La bozza delle mozione rivela infatti l’intento originario di minare sempre di più la stessa legge 194 che Marrone e i suoi colleghi di partito nelle premesse difendono, una legge che in Piemonte così come nel resto d’Italia vive una situazione di congestione di specifici poli ospedalieri che hanno un numero assai ristretto di medici obiettori. La mossa di Marrone, che esula dalle sue competenze di giunta e tira in mezzo all’avvocatura istituzionale appare quindi una forzatura istituzionale senza precedenti: l’assessore competente Genesio Icardi della Lega si è visto scavalcare su una materia così complessa in poche mosse, segno del potere di azione sempre più pervasivo di cui l’esponente di Fratelli d’Italia dispone dopo il suo ingresso in giunta.
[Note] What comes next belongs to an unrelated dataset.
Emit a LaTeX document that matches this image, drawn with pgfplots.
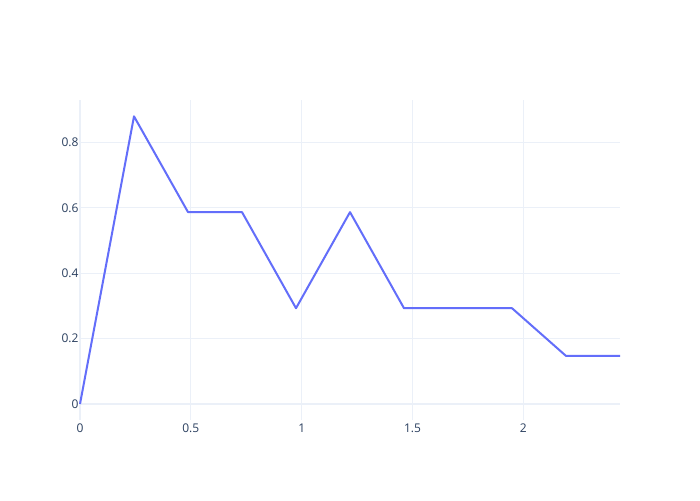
\documentclass[border=0pt]{standalone}
\usepackage{fontspec}
\setmainfont{Open Sans}
\usepackage{pgfplots}
\pgfplotsset{compat=1.18}
\definecolor{gridc}{HTML}{EBF0F8}
\definecolor{tickc}{HTML}{2A3F5F}
\definecolor{linec}{HTML}{636EFA}
\begin{document}
\begin{tikzpicture}
\path[use as bounding box, fill=white] (0,0) rectangle (700pt,500pt);
\begin{axis}[
  at={(80pt,80pt)}, anchor=south west,
  width=540pt, height=320pt, scale only axis,
  xmin=0, xmax=2.436, ymin=-0.049, ymax=0.930,
  xtick={0.5,1,1.5,2}, ytick={0.2,0.4,0.6,0.8},
  extra x ticks={0}, extra y ticks={0},
  extra x tick style={major grid style={line width=2pt, color=gridc}},
  extra y tick style={major grid style={line width=2pt, color=gridc}},
  xmajorgrids, ymajorgrids,
  major grid style={line width=1pt, color=gridc},
  axis line style={draw=none},
  tick style={draw=none},
  /pgf/number format/assume math mode=true,
  ticklabel style={font=\fontsize{12}{14}\selectfont, text=tickc},
  yticklabel style={xshift=2pt},
  clip=false,
]
\addplot[linec, line width=2pt, line join=round] coordinates {
  (0,0) (0.2436,0.880) (0.4872,0.587) (0.7308,0.587) (0.9744,0.293)
  (1.2180,0.587) (1.4616,0.293) (1.7052,0.293) (1.9488,0.293)
  (2.1924,0.147) (2.4360,0.147)
};
\end{axis}
\end{tikzpicture}
\end{document}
Un provvedimento che inoltre vede non solo la netta contrarietà delle associazioni pro-choice, ma anche tantissimi operatori della sanità già gravati da una gestione regionale poco oculata dell’emergenza Covid e in prospettiva a rischio congestione dei reparti in prossimità della temuta seconda onda invernale del virus.

In molti nei corridoi della Regione Piemonte in queste ore si chiedono se questa partita giocata in autonomia da Marrone non sia anche la premessa per un rimpasto di giunta dopo le elezioni regionali dove le deleghe dell’uomo di Giorgia Meloni, che come abbiamo visto appaiono fumose, vaghe e senza portafogli di spesa importanti, possano portare a casa alcuni asset strategici che permettano di mettere a frutto le tante “sinergie” internazionali con la Russia.

Una ricerca di visibilità da parte dell’ultra destra che il consigliere regionale di Leu Marco Grimaldi definisce «patologica»: «Questo atto, come tutta la loro battaglia contro la Ru486, è oscurantista e antiscientifico: con una mano finanzia associazioni pro-vita, e con l'altra impedisce l'esercizio di un diritto alle donne della nostra regione, togliendo loro la possibilità di affidarsi a una rete capillare di consultori in cui il metodo farmacologico è trattato con il massimo della professionalità».

Chissà se dopo aver interpretato il ruolo di sentinella in piedi, di guerrigliero del Donbass, di ambasciatore fake, di severo militante e consigliere nazionalista, di assessore alla Sanità in questa occasione, ritroveremo nei prossimi mesi Maurizio Marrone nei panni del "Professor Guido Tersilli, primario della clinica Villa Celeste convenzionata con le mutue”, in una narrazione che lo avvicina più a Matteo Salvini che a Giorgia Meloni: lei, infatti, memore della tradizione almirantiana, ha solo una parte mai recitata in commedia.